## start Entries provided
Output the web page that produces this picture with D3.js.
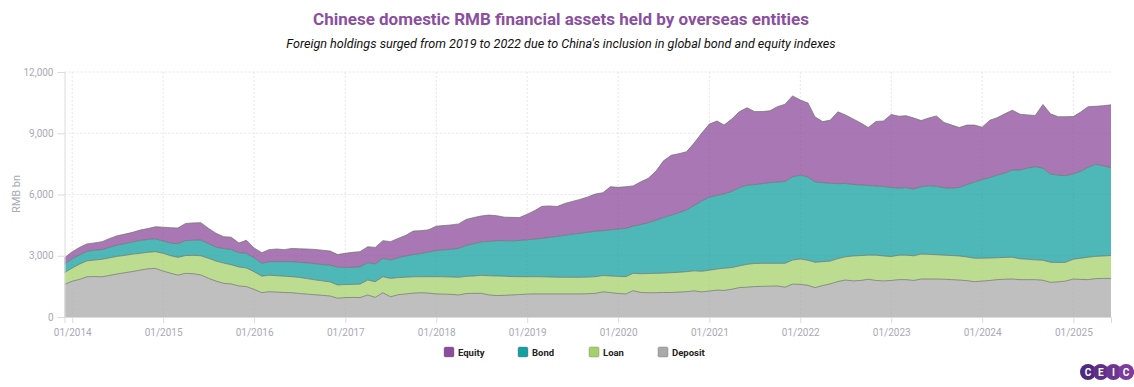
<!DOCTYPE html>
<html><head><meta charset="utf-8">
<script src="https://cdn.jsdelivr.net/npm/d3@7"></script>
<style>
html,body{margin:0;padding:0;background:#fff;}
svg{display:block;font-family:Roboto,"Noto Sans",sans-serif;}
</style></head>
<body><svg id="chart" width="1134" height="387"></svg>
<script>
// Monthly data, Dec 2013 – Jun 2025 (RMB bn)
const startMonth = "2013-12";
const seriesNames = ["Equity", "Bond", "Loan", "Deposit"];
const deposit = [1600,1750,1850,1970,1980,1970,2040,2110,2170,2230,2300,2360,2380,2250,2140,2050,2140,2120,2060,1900,1760,1650,1620,1520,1490,1350,1190,1240,
1220,1200,1190,1150,1120,1090,1060,1030,920,950,960,950,1080,960,1190,990,1090,1130,1170,1190,1170,1130,1120,1110,1080,1150,1160,1160,
1080,1050,1060,1080,1100,1120,1130,1130,1130,1130,1130,1130,1130,1140,1160,1230,1200,1150,1130,1290,1200,1190,1190,1200,1200,1220,1240,1280,
1230,1270,1320,1300,1360,1440,1460,1490,1500,1510,1520,1460,1610,1600,1550,1440,1540,1620,1740,1810,1770,1790,1850,1790,1770,1790,1830,
1830,1790,1860,1860,1860,1850,1830,1810,1780,1730,1760,1790,1830,1850,1860,1830,1830,1830,1800,1700,1720,1760,1860,1840,1830,1880,1890,1890];
const loan = [580,650,750,780,810,860,860,860,850,850,820,810,820,870,860,870,870,900,940,980,980,990,940,930,910,870,810,810,
800,800,785,790,760,730,710,690,650,640,640,660,730,770,785,900,840,820,800,785,805,845,850,850,865,840,850,880,
940,960,940,900,875,855,845,840,830,820,815,815,815,815,815,800,810,840,845,850,920,940,950,950,970,970,980,980,
1010,1020,1030,1090,1060,1060,1120,1130,1130,1120,1110,1170,1180,1240,1230,1240,1170,1120,1120,1140,1220,1220,1180,1240,1220,1170,1200,
1200,1210,1220,1210,1190,1180,1180,1180,1160,1150,1120,1100,1070,1070,1070,1020,1000,970,980,980,950,920,970,1040,1100,1090,1100,1120];
const bond = [420,450,450,470,480,470,520,550,580,600,630,630,630,600,620,670,730,740,770,720,680,710,750,700,720,680,630,660,
690,710,735,740,770,790,800,820,870,840,830,850,850,870,895,900,970,1040,1090,1135,1205,1275,1320,1360,1415,1510,1580,1640,
1680,1730,1740,1750,1775,1805,1845,1880,1940,2000,2055,2115,2155,2195,2225,2200,2260,2320,2365,2310,2410,2490,2600,2720,2820,2920,3020,3200,
3440,3580,3610,3640,3730,3830,3880,3860,3900,3950,3980,4010,4070,4110,4070,3940,3870,3810,3670,3590,3500,3460,3410,3390,3400,3390,3280,
3310,3270,3300,3360,3350,3300,3300,3360,3550,3730,3850,3940,4050,4130,4270,4350,4460,4560,4510,4320,4280,4240,4180,4270,4400,4510,4410,4310];
const equity = [300,350,370,360,360,390,430,460,460,470,510,530,590,680,750,770,840,850,850,750,680,580,600,470,640,480,520,590,
620,590,650,660,680,700,700,690,620,690,740,740,780,810,870,900,950,1010,1150,1120,1090,1200,1190,1190,1200,1280,1280,1270,
1290,1220,1150,1150,1120,1250,1400,1570,1540,1460,1560,1600,1660,1730,1820,1860,2110,2040,2040,1970,2090,2170,2410,2780,2930,2890,2850,3060,
3320,3580,3640,3370,3550,3720,3790,3580,3530,3520,3690,3780,3970,3680,3630,3180,2990,3090,3520,3360,3210,3030,2840,3160,3210,3570,3520,
3520,3480,3240,3320,3450,3200,3090,2930,2910,2790,2570,2810,2810,2900,2930,2730,2610,2510,3120,2950,2860,2890,2810,2900,2970,2840,2950,3070];
const yTicks = [0, 3000, 6000, 9000, 12000];
const xTickYears = [2014,2015,2016,2017,2018,2019,2020,2021,2022,2023,2024,2025];
const fillColors = {Equity:"#8e4a9c", Bond:"#13a0a0", Loan:"#a6d16a", Deposit:"#a9a9a9"};

const parse = d3.utcParse("%Y-%m");
const t0 = parse(startMonth);
const rows = deposit.map((d,i)=>({date:d3.utcMonth.offset(t0,i), Deposit:d, Loan:loan[i], Bond:bond[i], Equity:equity[i]}));

const svg = d3.select("#chart");
const W=1134, H=387;
const m = {left:64.5, right:1111, top:72, bottom:317};
const cx = 561;

const x = d3.scaleUtc().domain([rows[0].date, rows[rows.length-1].date]).range([m.left, m.right]);
const y = d3.scaleLinear().domain([0,12000]).range([m.bottom, m.top]);

// Title
svg.append("text").attr("x",cx).attr("y",25).attr("text-anchor","middle")
  .attr("font-size",17).attr("font-weight",700).attr("fill","#8b4f9f")
  .text("Chinese domestic RMB financial assets held by overseas entities");
svg.append("text").attr("x",cx).attr("y",48).attr("text-anchor","middle")
  .attr("font-size",12.6).attr("font-style","italic").attr("fill","#111")
  .text("Foreign holdings surged from 2019 to 2022 due to China's inclusion in global bond and equity indexes");

// Grid
const xTickDates = xTickYears.map(yr=>new Date(Date.UTC(yr,0,1)));
svg.append("g").selectAll("line").data(yTicks).join("line")
  .attr("x1",m.left).attr("x2",m.right).attr("y1",d=>y(d)).attr("y2",d=>y(d))
  .attr("stroke","#e6e6e6").attr("stroke-dasharray","2,2");
svg.append("g").selectAll("line").data(xTickDates).join("line")
  .attr("x1",d=>x(d)).attr("x2",d=>x(d)).attr("y1",m.top).attr("y2",m.bottom)
  .attr("stroke","#e6e6e6").attr("stroke-dasharray","2,2");

// Stack
const stack = d3.stack().keys(["Deposit","Loan","Bond","Equity"]);
const layers = stack(rows);
const area = d3.area().x(d=>x(d.data.date)).y0(d=>y(d[0])).y1(d=>y(d[1]));
const line = d3.line().x(d=>x(d.data.date)).y(d=>y(d[1]));
svg.append("g").selectAll("path").data(layers).join("path")
  .attr("d",area).attr("fill",d=>fillColors[d.key]).attr("fill-opacity",0.75);
svg.append("g").selectAll("path").data(layers).join("path")
  .attr("d",line).attr("fill","none").attr("stroke","#6f6f6f").attr("stroke-width",0.9).attr("stroke-opacity",0.8);

// Axes
const yAxis = d3.axisLeft(y).tickValues(yTicks).tickFormat(d3.format(",")).tickSize(7).tickPadding(4);
const gy = svg.append("g").attr("transform",`translate(${m.left},0)`).call(yAxis);
gy.select(".domain").attr("stroke","#dcdcdc");
gy.selectAll(".tick line").attr("stroke","#dcdcdc");
gy.selectAll("text").attr("fill","#a9a9b4").attr("font-size",10).attr("font-family","Roboto");

const xAxis = d3.axisBottom(x).tickValues(xTickDates).tickFormat(d3.utcFormat("%m/%Y")).tickSize(6).tickPadding(6);
const gx = svg.append("g").attr("transform",`translate(0,${m.bottom})`).call(xAxis);
gx.select(".domain").attr("stroke","#dcdcdc");
gx.selectAll(".tick line").attr("stroke","#dcdcdc");
gx.selectAll("text").attr("fill","#a9a9b4").attr("font-size",10).attr("font-family","Roboto");

// Y title
svg.append("text").attr("transform","translate(20,194) rotate(-90)").attr("text-anchor","middle")
  .attr("font-size",11).attr("fill","#a9a9b4").text("RMB bn");

// Legend
const legendX = [444, 518, 589, 658];
const lg = svg.append("g").selectAll("g").data(seriesNames).join("g")
  .attr("transform",(d,i)=>`translate(${legendX[i]},347)`);
lg.append("rect").attr("width",10).attr("height",10).attr("rx",1.5)
  .attr("fill",d=>fillColors[d]).attr("stroke","#777").attr("stroke-width",0.4);
lg.append("text").attr("x",14).attr("y",8.5).attr("font-size",9.5).attr("font-weight",700).attr("fill","#222").text(d=>d);

// CEIC logo
const logo = svg.append("g").attr("transform","translate(1088,372)");
const letters = ["C","E","I","C"];
const lc = ["#4e2a7e","#5e2f88","#6d3592","#7c3c9c"];
logo.selectAll("circle").data(letters).join("circle")
  .attr("cx",(d,i)=>i*12.7).attr("cy",0).attr("r",8).attr("fill",(d,i)=>lc[i]);
logo.selectAll("text").data(letters).join("text")
  .attr("x",(d,i)=>i*12.7).attr("y",3.5).attr("text-anchor","middle").attr("font-size",10)
  .attr("font-weight",700).attr("fill","#fff").text(d=>d);
</script>
</body></html>
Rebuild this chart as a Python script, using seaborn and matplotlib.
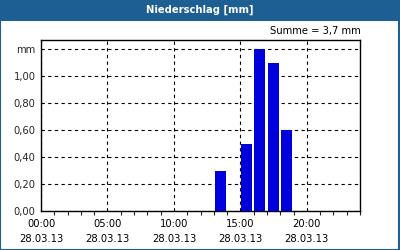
import matplotlib
matplotlib.use("Agg")
import matplotlib.pyplot as plt
import seaborn as sns
import pandas as pd
import numpy as np
from matplotlib.patches import Rectangle
from matplotlib.ticker import MultipleLocator, FixedLocator

# data
hours = [13, 15, 16, 17, 18]
values = [0.30, 0.50, 1.20, 1.10, 0.60]
x_labels = ["00:00\n28.03.13", "05:00\n28.03.13", "10:00\n28.03.13",
            "15:00\n28.03.13", "20:00\n28.03.13"]
y_labels = ["0,00", "0,20", "0,40", "0,60", "0,80", "1,00", "mm"]
title = "Niederschlag [mm]"
summe = "Summe = 3,7 mm"

sns.set_style("white")
plt.rcParams['font.family'] = ['DejaVu Sans']

header = "#1d5f92"
fig = plt.figure(figsize=(4, 2.5), dpi=100)
fig.patch.set_facecolor("white")
ax = fig.add_axes([0.1025, 0.156, 0.7975, 0.684])

df = pd.DataFrame({"t": np.array(hours) + 0.47, "v": values})
sns.barplot(data=df, x="t", y="v", native_scale=True, width=0.83,
            color="#0000dd", saturation=1, ax=ax, zorder=3,
            linewidth=0, edgecolor="none")
ax.set_xlim(0, 24)
ax.set_ylim(0, 1.267)
ax.set_xlabel("")
ax.set_ylabel("")

ax.xaxis.set_major_locator(FixedLocator([0, 5, 10, 15, 20]))
ax.set_xticklabels(x_labels, fontsize=7.2, linespacing=1.55)
ax.xaxis.set_minor_locator(MultipleLocator(1))
ax.set_yticks([0, 0.2, 0.4, 0.6, 0.8, 1.0, 1.2])
ax.set_yticklabels(y_labels, fontsize=7.2)
ax.tick_params(axis="x", which="major", direction="out", length=4, width=0.8, pad=2, colors="black")
ax.tick_params(axis="x", which="minor", direction="out", length=3, width=0.8, bottom=True)
ax.tick_params(axis="y", which="major", length=0, pad=4)
ax.grid(True, which="major", axis="both", color="black", linestyle=(0, (3, 3)), linewidth=0.8)
ax.set_axisbelow(True)
for s in ax.spines.values():
    s.set_color("black")
    s.set_linewidth(1.0)
    s.set_visible(True)

# header bar
fig.patches.append(Rectangle((0, 1 - 20.5/250), 1, 20.5/250, transform=fig.transFigure,
                             facecolor=header, edgecolor="none", zorder=0))
fig.text(0.5, 1 - 10/250, title, ha="center", va="center", color="white",
         fontsize=7.2, fontweight="bold")
fig.text(0.902, 1 - 31/250, summe, ha="right", va="center", fontsize=7.2, color="black")
# border
fig.patches.append(Rectangle((0.001, 0.002), 0.997, 0.996, transform=fig.transFigure,
                             facecolor="none", edgecolor=header, linewidth=1.5, zorder=5))

fig.savefig("out.png", dpi=100)
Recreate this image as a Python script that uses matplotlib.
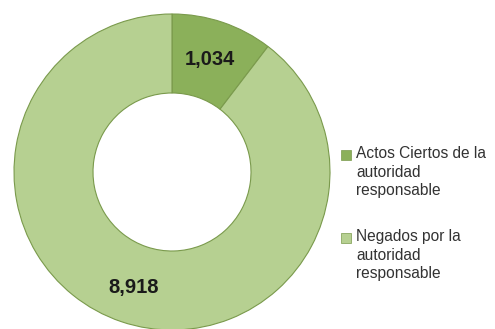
import numpy as np
import matplotlib.pyplot as plt
from matplotlib.patches import Rectangle

plt.rcParams["font.family"] = ["Liberation Sans", "DejaVu Sans"]

# Data
categories = ["Actos Ciertos de la\nautoridad\nresponsable",
              "Negados por la\nautoridad\nresponsable"]
values = [1034, 8918]
value_labels = ["1,034", "8,918"]
colors = ["#8bb05a", "#b6d091"]
edge = "#7a9a4c"

W, H = 495, 329
fig = plt.figure(figsize=(W / 100, H / 100), dpi=100)
# axes positioned so the ring centre sits at about (172, 172) px
cx, cy, r = 172 / W, 1 - 172 / H, 158
ax = fig.add_axes([cx - r / W, cy - r / H, 2 * r / W, 2 * r / H])

wedges, _ = ax.pie(values, colors=colors, startangle=90, counterclock=False,
                   radius=1.0,
                   wedgeprops=dict(width=0.5, edgecolor=edge, linewidth=0.8))
for w in wedges:
    w.set_clip_on(False)
ax.set_xlim(-1, 1)
ax.set_ylim(-1, 1)
ax.set_aspect("equal")
ax.axis("off")

# value labels in the ring
total = sum(values)
ang1 = 90 - 360 * values[0] / total / 2
ang2 = 90 - 360 * values[0] / total - 161
for txt, ang, rad in [(value_labels[0], ang1, 0.75), (value_labels[1], ang2, 0.77)]:
    a = np.radians(ang)
    ax.text(rad * np.cos(a), rad * np.sin(a), txt, ha="center", va="center",
            fontsize=14.5, fontweight="bold", color="#1a1a1a")

# legend: square aligned with the first line of each entry
tops = [147, 230]
for lab, c, top in zip(categories, colors, tops):
    fig.patches.append(Rectangle((341 / W, 1 - (top + 13) / H), 10 / W, 10 / H,
                                 transform=fig.transFigure, facecolor=c,
                                 edgecolor=edge, linewidth=0.5))
    fig.text(356 / W, 1 - (top - 1) / H, lab, ha="left", va="top",
             fontsize=11.2, color="#333333", linespacing=1.3)

fig.savefig("out.png", dpi=100, facecolor="white")
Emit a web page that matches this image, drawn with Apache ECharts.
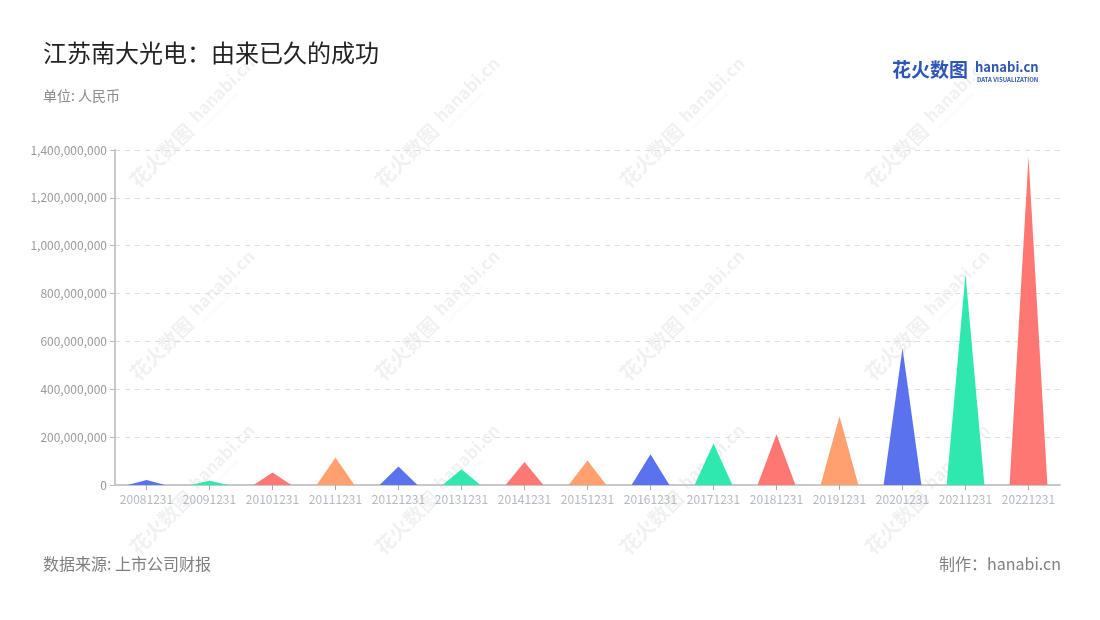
## end Entries provided
What the task requires =
Copy word for word only the lines above from the one with "Recreate this image" through the one with "ax = fig.add_axes([cx". Leave pictures out.

Final result =
Recreate this image as a Python script that uses matplotlib.
import numpy as np
import matplotlib.pyplot as plt
from matplotlib.patches import Rectangle

plt.rcParams["font.family"] = ["Liberation Sans", "DejaVu Sans"]

# Data
categories = ["Actos Ciertos de la\nautoridad\nresponsable",
              "Negados por la\nautoridad\nresponsable"]
values = [1034, 8918]
value_labels = ["1,034", "8,918"]
colors = ["#8bb05a", "#b6d091"]
edge = "#7a9a4c"

W, H = 495, 329
fig = plt.figure(figsize=(W / 100, H / 100), dpi=100)
# axes positioned so the ring centre sits at about (172, 172) px
cx, cy, r = 172 / W, 1 - 172 / H, 158
ax = fig.add_axes([cx - r / W, cy - r / H, 2 * r / W, 2 * r / H])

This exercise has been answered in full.